Predicting industry stock returns : empirical evidence from NYSE U.S. 100 Index components
1University of Oulu, Oulu Business School, Department of Finance, Finance
|Online Access:||PDF Full Text (PDF, )|
|Persistent link:|| http://urn.fi/URN:NBN:fi:oulu-201511122129
|Publish Date:|| 2015-11-16
|Thesis type:||Master's thesis
This thesis paper test for stock return predictability in the largest and most comprehensive industry data set analyzed so far, using three common forecasting variables: the earnings-price (EP), dividend-price (DP) and book-price (BP) ratios and a new (proposed) predictor variable — the residual equity-price (REP) ratio.
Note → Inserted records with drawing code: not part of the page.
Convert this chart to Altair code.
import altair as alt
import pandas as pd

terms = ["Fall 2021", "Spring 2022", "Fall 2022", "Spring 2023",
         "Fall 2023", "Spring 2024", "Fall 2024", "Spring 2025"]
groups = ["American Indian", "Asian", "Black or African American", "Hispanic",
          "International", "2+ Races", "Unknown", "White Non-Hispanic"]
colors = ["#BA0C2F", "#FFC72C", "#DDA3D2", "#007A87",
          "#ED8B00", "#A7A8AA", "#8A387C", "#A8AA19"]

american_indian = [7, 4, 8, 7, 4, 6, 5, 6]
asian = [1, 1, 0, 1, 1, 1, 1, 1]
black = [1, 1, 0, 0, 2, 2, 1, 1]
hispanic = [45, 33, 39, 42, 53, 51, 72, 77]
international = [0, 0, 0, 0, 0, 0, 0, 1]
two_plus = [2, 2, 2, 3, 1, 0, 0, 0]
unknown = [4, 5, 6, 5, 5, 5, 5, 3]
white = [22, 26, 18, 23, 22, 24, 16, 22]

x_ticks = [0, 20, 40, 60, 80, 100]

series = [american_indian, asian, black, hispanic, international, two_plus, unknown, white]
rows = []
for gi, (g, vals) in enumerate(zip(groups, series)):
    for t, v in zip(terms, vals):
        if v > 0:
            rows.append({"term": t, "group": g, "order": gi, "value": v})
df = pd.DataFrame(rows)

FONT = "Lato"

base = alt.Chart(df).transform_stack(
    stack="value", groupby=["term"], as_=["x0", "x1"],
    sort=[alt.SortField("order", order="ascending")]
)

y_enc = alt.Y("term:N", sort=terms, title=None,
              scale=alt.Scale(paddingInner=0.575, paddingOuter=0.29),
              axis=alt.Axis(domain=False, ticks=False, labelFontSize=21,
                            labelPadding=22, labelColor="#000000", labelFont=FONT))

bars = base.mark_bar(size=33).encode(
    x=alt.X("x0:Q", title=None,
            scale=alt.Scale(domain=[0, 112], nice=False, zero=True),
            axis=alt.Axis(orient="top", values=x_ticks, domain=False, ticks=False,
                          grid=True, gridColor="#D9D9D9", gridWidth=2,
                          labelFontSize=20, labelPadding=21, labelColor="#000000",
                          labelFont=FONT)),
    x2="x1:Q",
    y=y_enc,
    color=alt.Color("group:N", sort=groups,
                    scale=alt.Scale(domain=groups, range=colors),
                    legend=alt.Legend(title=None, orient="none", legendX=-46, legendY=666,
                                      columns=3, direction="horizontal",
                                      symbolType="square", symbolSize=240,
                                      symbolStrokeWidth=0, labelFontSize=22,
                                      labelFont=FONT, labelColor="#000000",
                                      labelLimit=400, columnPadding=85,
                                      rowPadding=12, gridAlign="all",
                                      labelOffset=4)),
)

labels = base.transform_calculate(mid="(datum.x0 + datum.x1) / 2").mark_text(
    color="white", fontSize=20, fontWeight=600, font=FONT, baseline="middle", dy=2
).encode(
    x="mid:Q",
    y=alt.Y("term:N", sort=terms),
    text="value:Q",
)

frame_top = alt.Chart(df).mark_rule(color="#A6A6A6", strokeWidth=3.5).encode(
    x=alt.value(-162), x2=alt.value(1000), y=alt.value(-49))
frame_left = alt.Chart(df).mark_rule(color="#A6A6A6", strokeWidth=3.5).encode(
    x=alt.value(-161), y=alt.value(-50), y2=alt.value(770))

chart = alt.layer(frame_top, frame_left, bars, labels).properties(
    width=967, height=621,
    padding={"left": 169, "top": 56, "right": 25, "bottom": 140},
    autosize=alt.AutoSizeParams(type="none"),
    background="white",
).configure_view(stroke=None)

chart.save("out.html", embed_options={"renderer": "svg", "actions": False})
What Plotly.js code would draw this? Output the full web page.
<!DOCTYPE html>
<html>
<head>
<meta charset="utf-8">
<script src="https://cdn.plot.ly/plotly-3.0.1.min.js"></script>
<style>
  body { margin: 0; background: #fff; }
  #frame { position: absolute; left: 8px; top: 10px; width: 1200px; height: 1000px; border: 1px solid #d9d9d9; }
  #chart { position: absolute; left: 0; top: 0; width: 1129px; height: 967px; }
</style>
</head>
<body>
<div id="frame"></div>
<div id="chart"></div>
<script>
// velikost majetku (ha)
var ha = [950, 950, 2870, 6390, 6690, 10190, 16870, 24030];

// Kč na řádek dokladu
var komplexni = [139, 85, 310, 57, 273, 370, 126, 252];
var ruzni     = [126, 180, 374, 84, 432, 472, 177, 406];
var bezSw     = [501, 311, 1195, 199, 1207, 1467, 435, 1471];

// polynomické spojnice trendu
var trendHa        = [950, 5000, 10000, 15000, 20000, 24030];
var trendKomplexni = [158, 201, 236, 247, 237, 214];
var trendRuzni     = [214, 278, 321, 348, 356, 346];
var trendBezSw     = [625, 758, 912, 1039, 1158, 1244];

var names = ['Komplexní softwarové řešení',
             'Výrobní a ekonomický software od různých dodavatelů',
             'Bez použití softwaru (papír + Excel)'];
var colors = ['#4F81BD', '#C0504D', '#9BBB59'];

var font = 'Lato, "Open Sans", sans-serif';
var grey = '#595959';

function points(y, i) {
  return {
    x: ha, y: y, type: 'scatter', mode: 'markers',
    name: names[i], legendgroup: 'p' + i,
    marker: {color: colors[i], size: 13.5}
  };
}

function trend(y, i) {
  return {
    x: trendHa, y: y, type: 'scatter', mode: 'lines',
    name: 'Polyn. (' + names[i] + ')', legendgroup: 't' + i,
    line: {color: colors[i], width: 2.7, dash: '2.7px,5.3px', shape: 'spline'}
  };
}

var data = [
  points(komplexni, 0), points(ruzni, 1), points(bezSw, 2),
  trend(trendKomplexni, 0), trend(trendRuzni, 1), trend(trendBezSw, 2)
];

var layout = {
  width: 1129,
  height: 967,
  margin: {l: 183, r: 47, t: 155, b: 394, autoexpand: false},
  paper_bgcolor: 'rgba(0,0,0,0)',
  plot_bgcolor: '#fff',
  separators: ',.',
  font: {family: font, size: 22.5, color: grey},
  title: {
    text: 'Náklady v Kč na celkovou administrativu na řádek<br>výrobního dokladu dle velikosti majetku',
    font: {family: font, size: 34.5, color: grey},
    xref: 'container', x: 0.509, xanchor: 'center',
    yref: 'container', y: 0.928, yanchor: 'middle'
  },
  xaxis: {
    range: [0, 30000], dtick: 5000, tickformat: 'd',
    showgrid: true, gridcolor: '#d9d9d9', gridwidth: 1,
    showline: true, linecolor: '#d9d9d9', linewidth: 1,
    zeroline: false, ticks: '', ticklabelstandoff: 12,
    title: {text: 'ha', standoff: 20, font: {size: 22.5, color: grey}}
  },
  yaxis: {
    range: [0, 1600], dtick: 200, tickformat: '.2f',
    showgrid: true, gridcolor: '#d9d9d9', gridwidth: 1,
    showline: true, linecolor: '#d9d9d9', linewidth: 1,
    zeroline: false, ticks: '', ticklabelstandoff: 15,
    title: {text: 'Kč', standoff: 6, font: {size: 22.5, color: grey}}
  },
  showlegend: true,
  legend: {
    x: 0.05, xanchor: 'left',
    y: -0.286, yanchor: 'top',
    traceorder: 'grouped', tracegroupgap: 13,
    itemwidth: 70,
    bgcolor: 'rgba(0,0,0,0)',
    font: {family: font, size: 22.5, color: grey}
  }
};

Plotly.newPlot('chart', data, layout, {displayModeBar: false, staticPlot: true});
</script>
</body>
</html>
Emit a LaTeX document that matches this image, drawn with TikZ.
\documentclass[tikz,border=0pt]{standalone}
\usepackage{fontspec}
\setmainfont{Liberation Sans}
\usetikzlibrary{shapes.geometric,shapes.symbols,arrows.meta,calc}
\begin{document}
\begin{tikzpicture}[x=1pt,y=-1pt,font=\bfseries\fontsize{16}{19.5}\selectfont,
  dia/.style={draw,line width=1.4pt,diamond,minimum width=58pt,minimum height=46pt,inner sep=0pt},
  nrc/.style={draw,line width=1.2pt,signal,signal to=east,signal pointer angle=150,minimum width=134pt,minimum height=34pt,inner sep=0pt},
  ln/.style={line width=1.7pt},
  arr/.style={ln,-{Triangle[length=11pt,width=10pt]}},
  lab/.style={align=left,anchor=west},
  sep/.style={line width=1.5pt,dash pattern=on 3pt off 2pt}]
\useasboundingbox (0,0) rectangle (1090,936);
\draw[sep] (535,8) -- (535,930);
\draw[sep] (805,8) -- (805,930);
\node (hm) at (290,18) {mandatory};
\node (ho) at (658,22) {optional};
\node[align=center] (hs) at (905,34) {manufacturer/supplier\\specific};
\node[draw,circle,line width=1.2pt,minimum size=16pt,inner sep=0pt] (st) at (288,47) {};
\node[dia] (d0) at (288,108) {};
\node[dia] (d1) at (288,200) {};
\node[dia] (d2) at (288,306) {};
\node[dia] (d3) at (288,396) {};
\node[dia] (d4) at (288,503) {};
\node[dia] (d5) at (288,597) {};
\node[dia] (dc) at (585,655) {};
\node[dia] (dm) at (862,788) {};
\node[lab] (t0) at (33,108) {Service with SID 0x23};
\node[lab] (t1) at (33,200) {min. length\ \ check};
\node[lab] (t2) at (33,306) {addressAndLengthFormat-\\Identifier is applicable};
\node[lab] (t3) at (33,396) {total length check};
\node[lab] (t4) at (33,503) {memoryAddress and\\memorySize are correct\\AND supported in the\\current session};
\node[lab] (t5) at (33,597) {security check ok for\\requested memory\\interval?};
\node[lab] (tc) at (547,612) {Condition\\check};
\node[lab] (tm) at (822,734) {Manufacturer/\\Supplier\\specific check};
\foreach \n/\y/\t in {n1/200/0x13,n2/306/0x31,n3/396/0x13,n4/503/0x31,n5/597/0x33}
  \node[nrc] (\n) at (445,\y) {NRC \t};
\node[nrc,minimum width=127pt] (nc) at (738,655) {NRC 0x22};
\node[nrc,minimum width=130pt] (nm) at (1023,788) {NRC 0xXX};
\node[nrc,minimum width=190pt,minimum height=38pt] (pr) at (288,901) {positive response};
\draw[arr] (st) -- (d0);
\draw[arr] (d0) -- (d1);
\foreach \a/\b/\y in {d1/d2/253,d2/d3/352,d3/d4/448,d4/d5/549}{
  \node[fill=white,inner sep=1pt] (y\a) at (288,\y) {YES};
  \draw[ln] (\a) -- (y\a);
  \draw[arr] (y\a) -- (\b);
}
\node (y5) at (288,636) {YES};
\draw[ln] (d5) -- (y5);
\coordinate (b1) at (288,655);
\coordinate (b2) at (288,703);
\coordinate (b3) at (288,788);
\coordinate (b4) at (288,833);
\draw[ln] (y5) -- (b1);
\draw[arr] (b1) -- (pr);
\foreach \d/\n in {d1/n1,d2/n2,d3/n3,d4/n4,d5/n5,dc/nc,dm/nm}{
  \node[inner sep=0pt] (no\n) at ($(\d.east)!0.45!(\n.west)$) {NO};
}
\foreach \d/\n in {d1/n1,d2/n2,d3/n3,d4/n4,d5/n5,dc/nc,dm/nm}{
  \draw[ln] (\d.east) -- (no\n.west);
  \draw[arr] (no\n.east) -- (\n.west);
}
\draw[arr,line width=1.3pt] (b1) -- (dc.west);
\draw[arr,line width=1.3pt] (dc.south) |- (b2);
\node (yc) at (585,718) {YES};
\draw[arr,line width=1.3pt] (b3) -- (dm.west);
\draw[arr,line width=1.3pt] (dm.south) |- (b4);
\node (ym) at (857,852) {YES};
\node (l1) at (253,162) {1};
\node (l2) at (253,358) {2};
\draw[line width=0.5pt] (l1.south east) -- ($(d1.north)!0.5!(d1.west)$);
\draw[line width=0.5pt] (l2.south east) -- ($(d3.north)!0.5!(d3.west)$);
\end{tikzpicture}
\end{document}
Considering the three common forecasting variables, each has price as the denominator, which explicitly represent the value an investor pays to own a share of stock. However, the numerators of these ratios do not reflect the explicit gain or loss to the investor for owning the share of stocks. That is, these three common forecasting variables do not reflect the most vital characteristic of a shareholder being a residual-owner. Thus, evidence of return predictability using these ratios could be interpreted as clueless and as a result of chance. The proposed predictor variable — the REP ratio, provide antidote to this distortion. The data contain over 10,000 quarterly observations from 88 companies listed on the New York stock exchange. The companies (stocks) are pooled into a panel of industries according to the NYSE U.S. 100 Index classifications. I conducted pooled regressions — employing the methodology of Hjalmarsson (2010), as well as time-series regressions for individual companies. The empirical results indicate that the three common financial ratios (EP, DP and BP ratios), as well as the REP ratio are fairly robust predictors of quarterly excess stock returns, in industry dataset. The null of no predictability is clearly rejected in the pooled regression for a number of industry panels, as well as in a number of individual company level time-series regressions. However, considering their out-of-sample performance — the REP ratio tremendously outperforms the historical average forecasts, as well as the forecasts based on the EP, DP and BP ratios. The evidences are generally inline with those found by Lewellen (2004), Campbell and Yogo (2006), and Cochrane (2008), with U.S. data (index data); and Hjalmarsson (2010) with international data.